Observing that the budget had announced there would be 2,500 crore digital transactions this year, he said that if the 125 crore Indians wanted, "they need not wait for a year, they can do it in six months".
Modi said the country had over the past few months witnessed an atmosphere in which people had in large numbers participated in the "Digidhan" movement for digital payments.

"There has also been an increase in curiosity about cashless transactions. The poorest of the poor are making attempts to learn, and people are gradually moving towards doing business without cash. There has been a surge in various modes of digital payment after demonetisation," he said.
Modi added that the BHIM App, launched about two-and-a-half months ago, had already been downloaded by one-and-a-half crore people.

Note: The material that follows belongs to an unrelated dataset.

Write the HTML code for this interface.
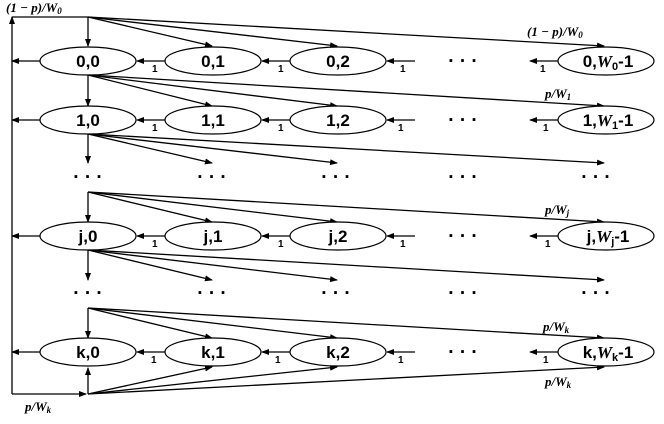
<!DOCTYPE html>
<html><head><meta charset="utf-8"><style>
html,body{margin:0;padding:0;background:#fff;width:664px;height:424px;overflow:hidden}
svg{display:block}
.n{font-family:"Liberation Sans",sans-serif;font-weight:bold;font-size:17px;text-anchor:middle}
.o{font-family:"Liberation Sans",sans-serif;font-weight:bold;font-size:10px}
.m{font-family:"Liberation Serif",serif;font-weight:bold;font-style:italic;font-size:13px}
.d{font-family:"Liberation Sans",sans-serif;font-weight:bold;font-size:19px;text-anchor:middle}
</style></head><body>
<svg id="s" width="664" height="424" viewBox="0 0 664 424">
<defs><marker id="a" markerWidth="8" markerHeight="6" refX="7" refY="3" orient="auto" markerUnits="userSpaceOnUse"><path d="M0,0L8,3L0,6z" fill="#000"/></marker></defs>
<g id="L" stroke="#000" stroke-width="1.3" fill="none"></g>
<g fill="#fff" stroke="#000" stroke-width="1.2">
<ellipse cx="88" cy="61" rx="48" ry="14"/><ellipse cx="213" cy="61" rx="48" ry="14"/><ellipse cx="338" cy="61" rx="48" ry="14"/><ellipse cx="606" cy="61" rx="48" ry="14"/>
<ellipse cx="88" cy="120" rx="48" ry="14"/><ellipse cx="213" cy="120" rx="48" ry="14"/><ellipse cx="338" cy="120" rx="48" ry="14"/><ellipse cx="606" cy="120" rx="48" ry="14"/>
<ellipse cx="88" cy="236" rx="48" ry="14"/><ellipse cx="213" cy="236" rx="48" ry="14"/><ellipse cx="338" cy="236" rx="48" ry="14"/><ellipse cx="606" cy="236" rx="48" ry="14"/>
<ellipse cx="88" cy="352" rx="48" ry="14"/><ellipse cx="213" cy="352" rx="48" ry="14"/><ellipse cx="338" cy="352" rx="48" ry="14"/><ellipse cx="606" cy="352" rx="48" ry="14"/>
</g>
<g class="n">
<text x="88" y="67">0,0</text><text x="213" y="67">0,1</text><text x="338" y="67">0,2</text><text x="608" y="67">0,<tspan font-style="italic" font-family="Liberation Serif">W</tspan><tspan font-size="11" dy="3">0</tspan><tspan dy="-3">-1</tspan></text>
<text x="88" y="126">1,0</text><text x="213" y="126">1,1</text><text x="338" y="126">1,2</text><text x="608" y="126">1,<tspan font-style="italic" font-family="Liberation Serif">W</tspan><tspan font-size="11" dy="3">1</tspan><tspan dy="-3">-1</tspan></text>
<text x="88" y="242">j,0</text><text x="213" y="242">j,1</text><text x="338" y="242">j,2</text><text x="608" y="242">j,<tspan font-style="italic" font-family="Liberation Serif">W</tspan><tspan font-size="11" dy="3">j</tspan><tspan dy="-3">-1</tspan></text>
<text x="88" y="358">k,0</text><text x="213" y="358">k,1</text><text x="338" y="358">k,2</text><text x="608" y="358">k,<tspan font-style="italic" font-family="Liberation Serif">W</tspan><tspan font-size="11" dy="3">k</tspan><tspan dy="-3">-1</tspan></text>
</g>
<g class="o">
<text x="152" y="72">1</text><text x="278" y="72">1</text><text x="400" y="72">1</text><text x="540" y="72">1</text>
<text x="152" y="131">1</text><text x="278" y="131">1</text><text x="398" y="131">1</text><text x="543" y="131">1</text>
<text x="152" y="247">1</text><text x="278" y="247">1</text><text x="400" y="247">1</text><text x="545" y="247">1</text>
<text x="151" y="363">1</text><text x="275" y="363">1</text><text x="398" y="363">1</text><text x="543" y="363">1</text>
</g>
<g class="d">
<text x="463" y="67">· · ·</text><text x="463" y="126">· · ·</text><text x="463" y="242">· · ·</text><text x="463" y="358">· · ·</text>
<text x="88" y="183">· · ·</text><text x="212" y="183">· · ·</text><text x="336" y="183">· · ·</text><text x="463" y="183">· · ·</text><text x="596" y="183">· · ·</text>
<text x="88" y="299">· · ·</text><text x="212" y="299">· · ·</text><text x="336" y="299">· · ·</text><text x="463" y="299">· · ·</text><text x="596" y="299">· · ·</text>
</g>
<g class="m">
<text x="6" y="12">(1 − p)/W<tspan font-size="9" dy="2">0</tspan></text>
<text x="527" y="36">(1 − p)/W<tspan font-size="9" dy="2">0</tspan></text>
<text x="545" y="98">p/W<tspan font-size="9" dy="2">1</tspan></text>
<text x="545" y="214">p/W<tspan font-size="9" dy="2">j</tspan></text>
<text x="543" y="331">p/W<tspan font-size="9" dy="2">k</tspan></text>
<text x="545" y="386">p/W<tspan font-size="9" dy="2">k</tspan></text>
<text x="25" y="411">p/W<tspan font-size="9" dy="2">k</tspan></text>
</g>
</svg>
<script>
var g=document.getElementById('L'),NS='http://www.w3.org/2000/svg';
function l(x1,y1,x2,y2,arr){var e=document.createElementNS(NS,'line');e.setAttribute('x1',x1);e.setAttribute('y1',y1);e.setAttribute('x2',x2);e.setAttribute('y2',y2);if(arr!==false)e.setAttribute('marker-end','url(#a)');g.appendChild(e);}
l(12,394,12,17);l(12,17,88,17,false);l(12,394,86,394);
var fans=[[17,46],[75,106],[134,163],[250,280],[192,222],[308,338]];
fans.forEach(function(f){l(88,f[0],88,f[1]);l(88,f[0],212,f[1]);l(88,f[0],337,f[1]);l(88,f[0],604,f[1]);});
l(88,394,88,368);l(88,394,212,367);l(88,394,337,367);l(88,394,604,367);
[61,120,236,352].forEach(function(y){l(40,y,12,y);l(165,y,137,y);l(290,y,262,y);l(415,y,387,y);l(558,y,530,y);});
</script>
</body></html>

He greeted the people of Bangladesh on their Independence Day and referred to the two countries' shared memories of Rabindranath Tagore, who wrote both their national anthems.

The Prime Minister lauded Tagore's renunciation of his knighthood in protest against the 1919 Jallianwala Bagh massacre and cited how the killings had inspired a 12-year-old Bhagat Singh to become a freedom fighter.
Modi referred to Mahatma Gandhi's Champaran Satyagraha and how "he could inspire the poorest of the poor, the most illiterate, to unite and come together" to fight British rule.
He mentioned his government's "very important decision" to give working women maternity leave for 26 weeks, instead of the earlier 12 weeks.
He also talked about his pet Swachh Bharat drive and discouraged the waste of food.